WEDNESDAY: Will shoot with partly cloudy skies as warm front (the old frontal boundary lifts further north) reasserts a 'warm sector' across Central and South making for another warmer afternoon as low pressure in some shape or form approaches and develops to an either lesser or more degree near the Loop Current and/or south of the Louisiana coast in the northern Gulf. The big question in regard to Thursday's weather appears will be just exactly where any low will be located and how strong it will be.
This set up has been foreseen off and on now for over a week as mentioned in an old post which referred to the earlier parts of March appearing to have a severe weather threat potential.
THURSDAY: This is the day the 'blogger' has been watching per the GFS signals now for over 3 days and 14 consecutive model runs with restraint of pen. The Storm Prediction Center and the NWS Offices are all eye-balling Thursday now (as it used to be a maybe for Friday too, but that seems to have gone by the wayside)..for a chance of strong to severe storms.
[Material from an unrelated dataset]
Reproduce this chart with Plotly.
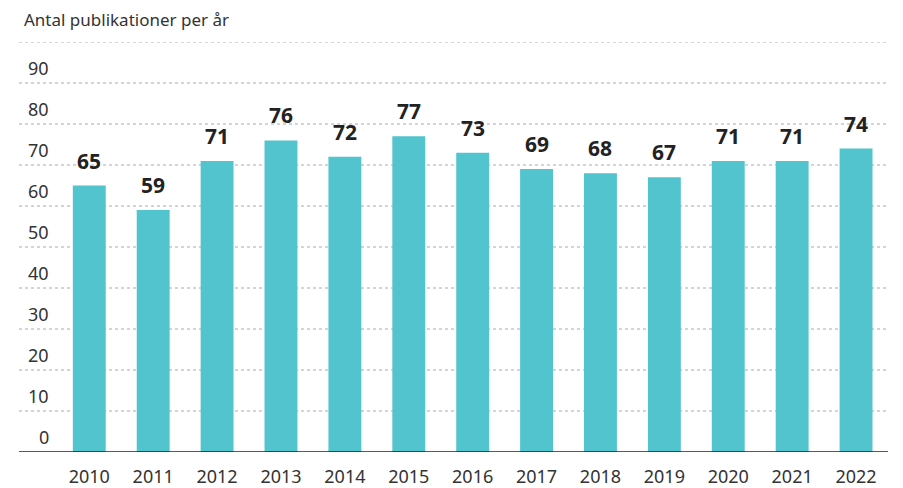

No doubt it would be irresponsible to not at least mention the chance when considering the latest GFS shows the core of a 120 KT JET streak from the 500mb through the 200 mb levels cranking across North Florida placing Central in the left exit region (for maximized divergence aloft) coupled with vorticity maxes in the mid-upper levels amidst very cold air in those layers as well going from Thursday morning into mid afternoon. Consider it done. But as usual, there is all those 'ifs' ...
The down side for severe is lack of low level instability and that there is also a possibility that the most favorable winds will either race out too far ahead of the best low level convergence closer to the approaching front or even lag behind the better low level features/variables ( an on-going theme for this winter season so far). There are other factors involved which get more complex for reader's purposes; suffice it to say though that very cold air aloft and the strongest winds aloft we've seen in quite some time will be in place (or about to be in place) while Central and South Florida are in the warm sector all day Thursday which if other factors align could spell a 'recipe for disaster' (very tongue in cheek speaking). But will they forget the sugar?
Therefore, would not be surprised to hear some news stations beginning to mention this day (if they have not already).
BEYOND: Frontal boundary should clear by sunset or shortly thereafter, or at least the chance of the bad weather will, followed by slightly cooler but not cold weather for Friday through the weekend. So far, next weekend appears to be shaping up to be very nice; a bit cool but far from cold.